Collection entries –
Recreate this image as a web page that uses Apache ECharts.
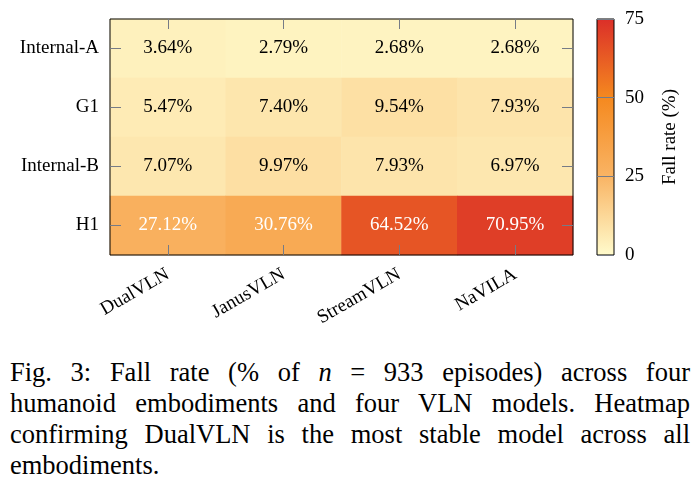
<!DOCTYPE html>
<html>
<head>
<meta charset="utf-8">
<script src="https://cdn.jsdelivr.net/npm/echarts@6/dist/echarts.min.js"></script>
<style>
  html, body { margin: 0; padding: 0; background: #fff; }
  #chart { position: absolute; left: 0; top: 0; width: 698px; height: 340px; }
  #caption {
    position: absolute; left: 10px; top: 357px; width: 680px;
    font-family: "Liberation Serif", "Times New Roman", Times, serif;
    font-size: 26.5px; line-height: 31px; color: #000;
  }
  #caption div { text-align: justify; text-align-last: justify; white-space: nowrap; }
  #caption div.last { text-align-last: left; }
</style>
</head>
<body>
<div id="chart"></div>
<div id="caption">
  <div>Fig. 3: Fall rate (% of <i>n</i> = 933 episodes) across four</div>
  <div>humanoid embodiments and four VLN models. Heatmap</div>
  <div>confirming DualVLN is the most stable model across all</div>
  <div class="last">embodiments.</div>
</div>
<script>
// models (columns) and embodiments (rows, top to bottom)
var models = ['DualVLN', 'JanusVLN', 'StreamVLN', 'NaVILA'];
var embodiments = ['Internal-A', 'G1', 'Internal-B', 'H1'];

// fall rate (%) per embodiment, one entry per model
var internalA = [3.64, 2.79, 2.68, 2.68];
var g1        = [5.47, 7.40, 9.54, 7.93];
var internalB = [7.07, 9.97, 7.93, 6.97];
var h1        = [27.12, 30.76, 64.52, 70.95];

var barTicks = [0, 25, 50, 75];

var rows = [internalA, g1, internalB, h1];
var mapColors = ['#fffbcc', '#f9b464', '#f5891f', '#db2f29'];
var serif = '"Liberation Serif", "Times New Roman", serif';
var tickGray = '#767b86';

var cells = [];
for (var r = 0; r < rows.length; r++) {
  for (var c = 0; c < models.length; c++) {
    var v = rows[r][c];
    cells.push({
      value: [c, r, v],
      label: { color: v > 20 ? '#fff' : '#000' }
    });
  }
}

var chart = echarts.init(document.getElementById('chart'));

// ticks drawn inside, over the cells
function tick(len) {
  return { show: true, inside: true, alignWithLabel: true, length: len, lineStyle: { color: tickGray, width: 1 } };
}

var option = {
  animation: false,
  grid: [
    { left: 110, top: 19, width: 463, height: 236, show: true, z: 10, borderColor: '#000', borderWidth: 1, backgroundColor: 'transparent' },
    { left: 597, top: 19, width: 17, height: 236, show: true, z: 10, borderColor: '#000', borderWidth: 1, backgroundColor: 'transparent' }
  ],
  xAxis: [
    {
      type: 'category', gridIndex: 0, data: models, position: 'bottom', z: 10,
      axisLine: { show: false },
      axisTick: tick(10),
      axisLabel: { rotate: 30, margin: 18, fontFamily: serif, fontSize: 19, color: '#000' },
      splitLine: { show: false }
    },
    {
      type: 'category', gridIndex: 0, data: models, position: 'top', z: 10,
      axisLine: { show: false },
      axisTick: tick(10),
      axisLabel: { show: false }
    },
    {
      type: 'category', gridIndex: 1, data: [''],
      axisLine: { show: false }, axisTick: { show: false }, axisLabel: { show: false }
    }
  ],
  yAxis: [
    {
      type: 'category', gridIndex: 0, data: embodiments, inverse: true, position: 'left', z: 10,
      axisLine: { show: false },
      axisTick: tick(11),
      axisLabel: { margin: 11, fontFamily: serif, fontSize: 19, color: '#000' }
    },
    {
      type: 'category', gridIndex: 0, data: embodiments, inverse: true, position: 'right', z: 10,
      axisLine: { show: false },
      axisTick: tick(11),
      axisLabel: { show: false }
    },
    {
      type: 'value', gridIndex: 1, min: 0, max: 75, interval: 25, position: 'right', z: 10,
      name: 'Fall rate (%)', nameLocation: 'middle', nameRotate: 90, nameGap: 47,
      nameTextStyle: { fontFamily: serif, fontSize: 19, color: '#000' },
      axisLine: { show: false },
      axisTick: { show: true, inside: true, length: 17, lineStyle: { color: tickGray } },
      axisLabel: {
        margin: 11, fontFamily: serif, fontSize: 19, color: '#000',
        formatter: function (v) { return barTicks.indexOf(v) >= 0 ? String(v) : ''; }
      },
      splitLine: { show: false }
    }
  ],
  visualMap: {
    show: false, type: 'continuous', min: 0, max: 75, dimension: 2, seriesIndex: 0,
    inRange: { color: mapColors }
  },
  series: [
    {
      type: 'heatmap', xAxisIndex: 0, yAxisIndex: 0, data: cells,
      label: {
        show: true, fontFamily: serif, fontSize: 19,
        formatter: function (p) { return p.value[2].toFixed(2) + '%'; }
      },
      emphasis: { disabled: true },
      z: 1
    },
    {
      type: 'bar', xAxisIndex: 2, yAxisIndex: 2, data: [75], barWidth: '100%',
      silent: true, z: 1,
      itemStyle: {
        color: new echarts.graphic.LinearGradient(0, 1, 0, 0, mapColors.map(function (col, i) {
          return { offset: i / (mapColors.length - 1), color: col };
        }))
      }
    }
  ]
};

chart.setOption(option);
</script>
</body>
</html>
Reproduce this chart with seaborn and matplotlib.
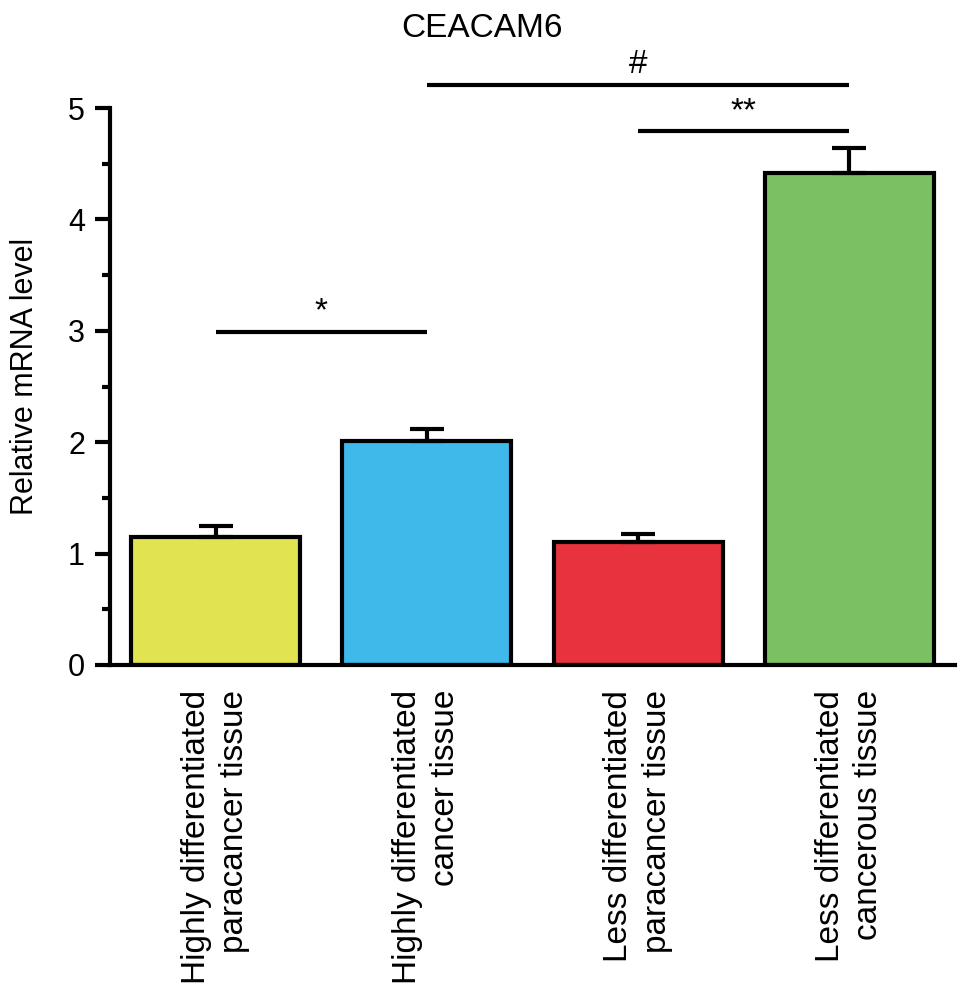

TO DO – Transcribe every line in the entries above, taking out only the images.

WRITTEN REPLY –
Recreate this image as a web page that uses Apache ECharts.
<!DOCTYPE html>
<html>
<head>
<meta charset="utf-8">
<script src="https://cdn.jsdelivr.net/npm/echarts@6/dist/echarts.min.js"></script>
<style>
  html, body { margin: 0; padding: 0; background: #fff; }
  #chart { position: absolute; left: 0; top: 0; width: 698px; height: 340px; }
  #caption {
    position: absolute; left: 10px; top: 357px; width: 680px;
    font-family: "Liberation Serif", "Times New Roman", Times, serif;
    font-size: 26.5px; line-height: 31px; color: #000;
  }
  #caption div { text-align: justify; text-align-last: justify; white-space: nowrap; }
  #caption div.last { text-align-last: left; }
</style>
</head>
<body>
<div id="chart"></div>
<div id="caption">
  <div>Fig. 3: Fall rate (% of <i>n</i> = 933 episodes) across four</div>
  <div>humanoid embodiments and four VLN models. Heatmap</div>
  <div>confirming DualVLN is the most stable model across all</div>
  <div class="last">embodiments.</div>
</div>
<script>
// models (columns) and embodiments (rows, top to bottom)
var models = ['DualVLN', 'JanusVLN', 'StreamVLN', 'NaVILA'];
var embodiments = ['Internal-A', 'G1', 'Internal-B', 'H1'];

// fall rate (%) per embodiment, one entry per model
var internalA = [3.64, 2.79, 2.68, 2.68];
var g1        = [5.47, 7.40, 9.54, 7.93];
var internalB = [7.07, 9.97, 7.93, 6.97];
var h1        = [27.12, 30.76, 64.52, 70.95];

var barTicks = [0, 25, 50, 75];

var rows = [internalA, g1, internalB, h1];
var mapColors = ['#fffbcc', '#f9b464', '#f5891f', '#db2f29'];
var serif = '"Liberation Serif", "Times New Roman", serif';
var tickGray = '#767b86';

var cells = [];
for (var r = 0; r < rows.length; r++) {
  for (var c = 0; c < models.length; c++) {
    var v = rows[r][c];
    cells.push({
      value: [c, r, v],
      label: { color: v > 20 ? '#fff' : '#000' }
    });
  }
}

var chart = echarts.init(document.getElementById('chart'));

// ticks drawn inside, over the cells
function tick(len) {
  return { show: true, inside: true, alignWithLabel: true, length: len, lineStyle: { color: tickGray, width: 1 } };
}

var option = {
  animation: false,
  grid: [
    { left: 110, top: 19, width: 463, height: 236, show: true, z: 10, borderColor: '#000', borderWidth: 1, backgroundColor: 'transparent' },
    { left: 597, top: 19, width: 17, height: 236, show: true, z: 10, borderColor: '#000', borderWidth: 1, backgroundColor: 'transparent' }
  ],
  xAxis: [
    {
      type: 'category', gridIndex: 0, data: models, position: 'bottom', z: 10,
      axisLine: { show: false },
      axisTick: tick(10),
      axisLabel: { rotate: 30, margin: 18, fontFamily: serif, fontSize: 19, color: '#000' },
      splitLine: { show: false }
    },
    {
      type: 'category', gridIndex: 0, data: models, position: 'top', z: 10,
      axisLine: { show: false },
      axisTick: tick(10),
      axisLabel: { show: false }
    },
    {
      type: 'category', gridIndex: 1, data: [''],
      axisLine: { show: false }, axisTick: { show: false }, axisLabel: { show: false }
    }
  ],
  yAxis: [
    {
      type: 'category', gridIndex: 0, data: embodiments, inverse: true, position: 'left', z: 10,
      axisLine: { show: false },
      axisTick: tick(11),
      axisLabel: { margin: 11, fontFamily: serif, fontSize: 19, color: '#000' }
    },
    {
      type: 'category', gridIndex: 0, data: embodiments, inverse: true, position: 'right', z: 10,
      axisLine: { show: false },
      axisTick: tick(11),
      axisLabel: { show: false }
    },
    {
      type: 'value', gridIndex: 1, min: 0, max: 75, interval: 25, position: 'right', z: 10,
      name: 'Fall rate (%)', nameLocation: 'middle', nameRotate: 90, nameGap: 47,
      nameTextStyle: { fontFamily: serif, fontSize: 19, color: '#000' },
      axisLine: { show: false },
      axisTick: { show: true, inside: true, length: 17, lineStyle: { color: tickGray } },
      axisLabel: {
        margin: 11, fontFamily: serif, fontSize: 19, color: '#000',
        formatter: function (v) { return barTicks.indexOf(v) >= 0 ? String(v) : ''; }
      },
      splitLine: { show: false }
    }
  ],
  visualMap: {
    show: false, type: 'continuous', min: 0, max: 75, dimension: 2, seriesIndex: 0,
    inRange: { color: mapColors }
  },
  series: [
    {
      type: 'heatmap', xAxisIndex: 0, yAxisIndex: 0, data: cells,
      label: {
        show: true, fontFamily: serif, fontSize: 19,
        formatter: function (p) { return p.value[2].toFixed(2) + '%'; }
      },
      emphasis: { disabled: true },
      z: 1
    },
    {
      type: 'bar', xAxisIndex: 2, yAxisIndex: 2, data: [75], barWidth: '100%',
      silent: true, z: 1,
      itemStyle: {
        color: new echarts.graphic.LinearGradient(0, 1, 0, 0, mapColors.map(function (col, i) {
          return { offset: i / (mapColors.length - 1), color: col };
        }))
      }
    }
  ]
};

chart.setOption(option);
</script>
</body>
</html>
Reproduce this chart with seaborn and matplotlib.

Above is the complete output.